→ The request:
Using the listing below, please print exactly the lines from the one with "Reproduce this diagram with TikZ." through the one with "(0,0) rectangle (1160,711);". Leave out every picture.

______________________________

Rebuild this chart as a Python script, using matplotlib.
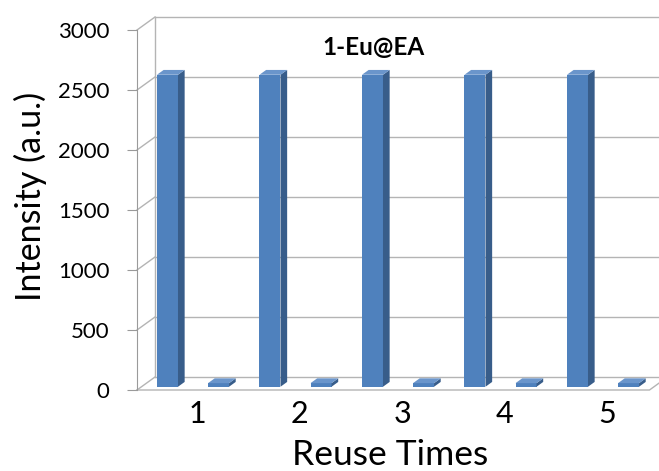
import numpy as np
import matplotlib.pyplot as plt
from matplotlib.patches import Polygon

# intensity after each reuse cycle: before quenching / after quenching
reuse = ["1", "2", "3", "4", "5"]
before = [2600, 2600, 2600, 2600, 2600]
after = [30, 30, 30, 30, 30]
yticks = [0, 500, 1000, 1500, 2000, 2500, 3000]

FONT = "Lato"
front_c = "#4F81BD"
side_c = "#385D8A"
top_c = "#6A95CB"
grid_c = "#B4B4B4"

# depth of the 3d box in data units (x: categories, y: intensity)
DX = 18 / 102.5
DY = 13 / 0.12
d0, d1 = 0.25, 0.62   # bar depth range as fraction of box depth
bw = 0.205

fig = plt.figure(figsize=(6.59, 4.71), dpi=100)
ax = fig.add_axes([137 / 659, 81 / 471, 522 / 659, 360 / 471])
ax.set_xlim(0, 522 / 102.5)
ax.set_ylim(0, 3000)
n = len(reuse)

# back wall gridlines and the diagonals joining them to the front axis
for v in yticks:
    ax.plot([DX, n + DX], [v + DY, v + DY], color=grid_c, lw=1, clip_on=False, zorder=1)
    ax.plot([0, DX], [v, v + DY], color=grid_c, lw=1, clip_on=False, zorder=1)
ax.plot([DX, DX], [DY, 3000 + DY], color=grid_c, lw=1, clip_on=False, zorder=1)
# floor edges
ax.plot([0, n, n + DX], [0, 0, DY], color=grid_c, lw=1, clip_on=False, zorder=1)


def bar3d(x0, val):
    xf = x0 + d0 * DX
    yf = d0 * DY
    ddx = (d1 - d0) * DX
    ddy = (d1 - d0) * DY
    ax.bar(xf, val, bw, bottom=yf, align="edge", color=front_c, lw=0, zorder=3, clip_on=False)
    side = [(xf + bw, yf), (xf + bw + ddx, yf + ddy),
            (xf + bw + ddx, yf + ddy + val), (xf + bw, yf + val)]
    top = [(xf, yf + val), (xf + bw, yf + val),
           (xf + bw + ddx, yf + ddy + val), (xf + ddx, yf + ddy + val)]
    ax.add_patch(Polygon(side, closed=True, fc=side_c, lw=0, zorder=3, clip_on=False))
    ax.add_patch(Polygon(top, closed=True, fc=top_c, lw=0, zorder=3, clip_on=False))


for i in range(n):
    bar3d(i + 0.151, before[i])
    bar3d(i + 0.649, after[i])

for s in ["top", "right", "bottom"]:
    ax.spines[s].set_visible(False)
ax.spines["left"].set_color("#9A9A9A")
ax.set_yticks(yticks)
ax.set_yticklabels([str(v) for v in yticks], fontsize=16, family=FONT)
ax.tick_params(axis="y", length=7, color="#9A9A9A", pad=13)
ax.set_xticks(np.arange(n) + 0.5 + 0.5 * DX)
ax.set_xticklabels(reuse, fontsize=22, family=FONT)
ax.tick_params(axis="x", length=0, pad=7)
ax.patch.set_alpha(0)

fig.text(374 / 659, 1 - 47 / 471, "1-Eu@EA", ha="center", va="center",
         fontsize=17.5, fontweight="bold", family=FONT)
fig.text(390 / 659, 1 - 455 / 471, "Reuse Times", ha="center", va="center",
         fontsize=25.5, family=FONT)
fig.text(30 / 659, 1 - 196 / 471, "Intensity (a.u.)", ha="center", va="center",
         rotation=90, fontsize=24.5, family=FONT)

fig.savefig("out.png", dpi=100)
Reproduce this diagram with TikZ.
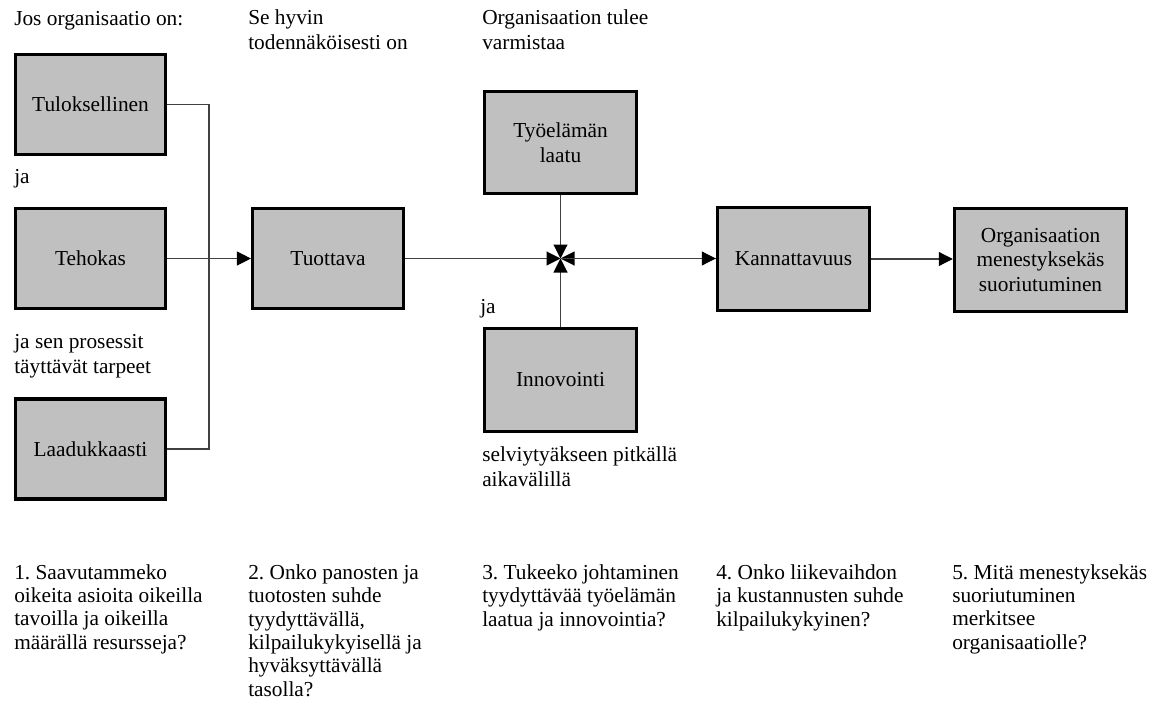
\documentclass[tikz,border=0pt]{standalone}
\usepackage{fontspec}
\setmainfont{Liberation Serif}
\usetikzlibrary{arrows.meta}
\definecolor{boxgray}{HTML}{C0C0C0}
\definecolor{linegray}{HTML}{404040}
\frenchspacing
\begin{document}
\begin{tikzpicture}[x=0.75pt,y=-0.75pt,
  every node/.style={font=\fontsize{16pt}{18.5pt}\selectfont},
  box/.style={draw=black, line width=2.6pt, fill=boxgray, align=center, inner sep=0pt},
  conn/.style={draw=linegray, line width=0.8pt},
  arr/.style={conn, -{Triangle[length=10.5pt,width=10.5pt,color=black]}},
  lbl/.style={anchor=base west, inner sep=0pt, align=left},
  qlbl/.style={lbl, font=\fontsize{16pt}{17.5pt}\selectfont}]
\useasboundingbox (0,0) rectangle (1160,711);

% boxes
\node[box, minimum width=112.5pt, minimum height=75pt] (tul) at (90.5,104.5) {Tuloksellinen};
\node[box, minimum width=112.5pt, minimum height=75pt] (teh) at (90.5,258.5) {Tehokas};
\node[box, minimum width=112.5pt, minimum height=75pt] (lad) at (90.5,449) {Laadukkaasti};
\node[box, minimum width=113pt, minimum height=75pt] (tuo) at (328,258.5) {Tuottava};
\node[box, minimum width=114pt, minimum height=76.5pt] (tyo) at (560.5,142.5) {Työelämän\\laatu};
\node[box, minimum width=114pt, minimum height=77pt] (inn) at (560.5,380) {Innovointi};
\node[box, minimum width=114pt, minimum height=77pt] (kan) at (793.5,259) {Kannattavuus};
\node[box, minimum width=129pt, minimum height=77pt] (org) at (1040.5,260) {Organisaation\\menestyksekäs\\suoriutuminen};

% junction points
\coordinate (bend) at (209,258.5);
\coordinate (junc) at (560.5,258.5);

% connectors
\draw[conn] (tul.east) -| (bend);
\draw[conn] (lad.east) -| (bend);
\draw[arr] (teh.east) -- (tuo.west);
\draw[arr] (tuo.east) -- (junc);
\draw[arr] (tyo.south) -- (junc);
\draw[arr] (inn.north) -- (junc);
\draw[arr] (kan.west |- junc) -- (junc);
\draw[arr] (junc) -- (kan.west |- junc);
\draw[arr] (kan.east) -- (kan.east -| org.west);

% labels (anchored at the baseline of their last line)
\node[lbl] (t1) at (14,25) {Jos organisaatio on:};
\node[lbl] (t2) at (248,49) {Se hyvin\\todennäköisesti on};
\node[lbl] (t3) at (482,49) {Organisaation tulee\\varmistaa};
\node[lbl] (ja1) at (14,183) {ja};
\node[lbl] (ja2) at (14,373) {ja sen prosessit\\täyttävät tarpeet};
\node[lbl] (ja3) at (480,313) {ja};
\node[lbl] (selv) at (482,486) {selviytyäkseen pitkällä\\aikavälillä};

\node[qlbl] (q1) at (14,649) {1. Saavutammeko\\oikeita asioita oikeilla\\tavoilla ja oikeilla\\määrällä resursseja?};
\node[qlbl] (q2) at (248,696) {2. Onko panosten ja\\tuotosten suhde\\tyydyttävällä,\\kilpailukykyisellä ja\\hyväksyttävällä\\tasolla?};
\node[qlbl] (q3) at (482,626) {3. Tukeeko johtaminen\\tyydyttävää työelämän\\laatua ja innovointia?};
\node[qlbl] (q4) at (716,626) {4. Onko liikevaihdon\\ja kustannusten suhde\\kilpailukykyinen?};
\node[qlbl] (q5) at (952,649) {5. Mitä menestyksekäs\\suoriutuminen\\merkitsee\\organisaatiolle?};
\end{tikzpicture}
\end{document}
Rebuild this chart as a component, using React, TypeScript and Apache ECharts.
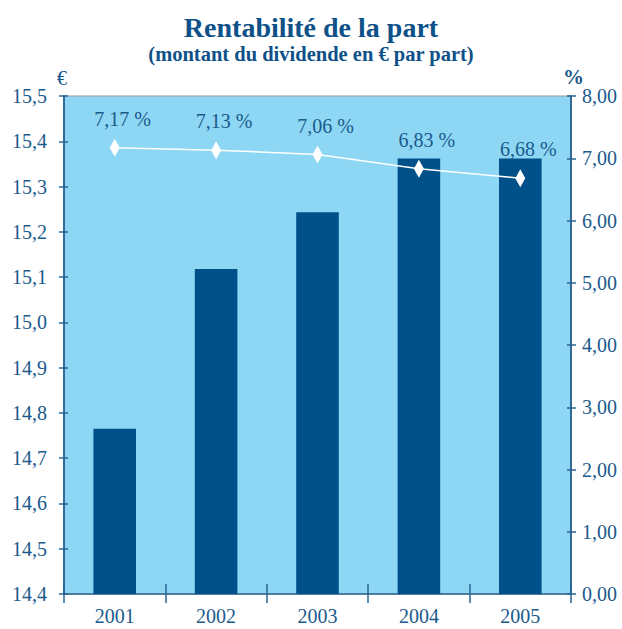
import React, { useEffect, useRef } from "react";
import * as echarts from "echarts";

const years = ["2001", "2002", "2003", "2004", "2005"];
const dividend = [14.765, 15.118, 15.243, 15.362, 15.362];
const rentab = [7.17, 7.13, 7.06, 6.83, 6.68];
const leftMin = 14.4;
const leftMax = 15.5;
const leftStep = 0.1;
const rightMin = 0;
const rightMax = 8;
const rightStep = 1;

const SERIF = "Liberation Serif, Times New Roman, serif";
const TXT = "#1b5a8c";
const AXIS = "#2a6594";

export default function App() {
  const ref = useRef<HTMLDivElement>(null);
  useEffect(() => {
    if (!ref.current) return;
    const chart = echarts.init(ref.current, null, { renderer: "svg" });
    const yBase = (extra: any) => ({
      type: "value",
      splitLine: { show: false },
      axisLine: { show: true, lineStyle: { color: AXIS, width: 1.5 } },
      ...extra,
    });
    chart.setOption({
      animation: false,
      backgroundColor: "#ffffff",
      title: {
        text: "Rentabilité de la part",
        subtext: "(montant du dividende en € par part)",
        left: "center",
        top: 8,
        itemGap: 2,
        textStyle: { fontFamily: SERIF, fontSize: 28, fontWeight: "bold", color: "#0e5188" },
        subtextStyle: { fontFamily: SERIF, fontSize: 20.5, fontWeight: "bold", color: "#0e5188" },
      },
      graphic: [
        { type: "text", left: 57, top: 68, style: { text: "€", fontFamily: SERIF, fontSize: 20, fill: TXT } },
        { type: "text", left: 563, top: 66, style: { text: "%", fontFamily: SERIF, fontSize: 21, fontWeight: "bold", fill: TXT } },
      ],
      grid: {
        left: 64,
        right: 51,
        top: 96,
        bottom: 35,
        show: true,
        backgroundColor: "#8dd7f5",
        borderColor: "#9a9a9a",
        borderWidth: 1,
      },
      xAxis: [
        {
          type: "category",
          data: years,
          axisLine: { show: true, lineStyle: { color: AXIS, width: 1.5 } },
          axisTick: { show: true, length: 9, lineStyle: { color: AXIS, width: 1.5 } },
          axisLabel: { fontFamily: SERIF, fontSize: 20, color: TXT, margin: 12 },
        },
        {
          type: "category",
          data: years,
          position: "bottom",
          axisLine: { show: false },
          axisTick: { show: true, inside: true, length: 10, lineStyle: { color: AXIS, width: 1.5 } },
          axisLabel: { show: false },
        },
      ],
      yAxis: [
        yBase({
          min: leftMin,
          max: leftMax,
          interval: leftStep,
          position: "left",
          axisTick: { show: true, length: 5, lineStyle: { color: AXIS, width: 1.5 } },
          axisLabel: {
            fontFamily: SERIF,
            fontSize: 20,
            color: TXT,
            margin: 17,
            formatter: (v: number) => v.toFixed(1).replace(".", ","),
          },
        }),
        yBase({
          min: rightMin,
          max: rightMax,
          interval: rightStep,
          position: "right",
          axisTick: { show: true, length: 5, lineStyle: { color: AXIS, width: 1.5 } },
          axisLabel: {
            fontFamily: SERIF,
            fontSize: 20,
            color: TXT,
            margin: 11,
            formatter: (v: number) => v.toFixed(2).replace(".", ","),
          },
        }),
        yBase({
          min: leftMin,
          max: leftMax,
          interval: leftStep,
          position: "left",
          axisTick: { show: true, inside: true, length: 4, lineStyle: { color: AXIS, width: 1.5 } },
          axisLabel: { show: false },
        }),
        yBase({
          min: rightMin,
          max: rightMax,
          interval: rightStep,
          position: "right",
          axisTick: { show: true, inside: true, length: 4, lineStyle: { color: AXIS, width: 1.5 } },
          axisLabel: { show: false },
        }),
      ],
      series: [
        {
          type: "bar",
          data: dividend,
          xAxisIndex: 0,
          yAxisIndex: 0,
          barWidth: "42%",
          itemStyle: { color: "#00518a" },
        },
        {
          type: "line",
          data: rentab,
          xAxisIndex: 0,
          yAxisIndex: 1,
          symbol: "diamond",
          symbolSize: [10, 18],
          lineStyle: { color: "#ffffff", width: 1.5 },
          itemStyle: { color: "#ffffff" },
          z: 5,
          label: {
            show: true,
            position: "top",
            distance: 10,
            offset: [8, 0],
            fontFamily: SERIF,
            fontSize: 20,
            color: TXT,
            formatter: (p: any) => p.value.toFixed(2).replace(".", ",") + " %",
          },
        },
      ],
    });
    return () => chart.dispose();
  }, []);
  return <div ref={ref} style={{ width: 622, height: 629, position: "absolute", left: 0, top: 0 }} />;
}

______________________________

→ Finished task:
Reproduce this diagram with TikZ.
\documentclass[tikz,border=0pt]{standalone}
\usepackage{fontspec}
\setmainfont{Liberation Serif}
\usetikzlibrary{arrows.meta}
\definecolor{boxgray}{HTML}{C0C0C0}
\definecolor{linegray}{HTML}{404040}
\frenchspacing
\begin{document}
\begin{tikzpicture}[x=0.75pt,y=-0.75pt,
  every node/.style={font=\fontsize{16pt}{18.5pt}\selectfont},
  box/.style={draw=black, line width=2.6pt, fill=boxgray, align=center, inner sep=0pt},
  conn/.style={draw=linegray, line width=0.8pt},
  arr/.style={conn, -{Triangle[length=10.5pt,width=10.5pt,color=black]}},
  lbl/.style={anchor=base west, inner sep=0pt, align=left},
  qlbl/.style={lbl, font=\fontsize{16pt}{17.5pt}\selectfont}]
\useasboundingbox (0,0) rectangle (1160,711);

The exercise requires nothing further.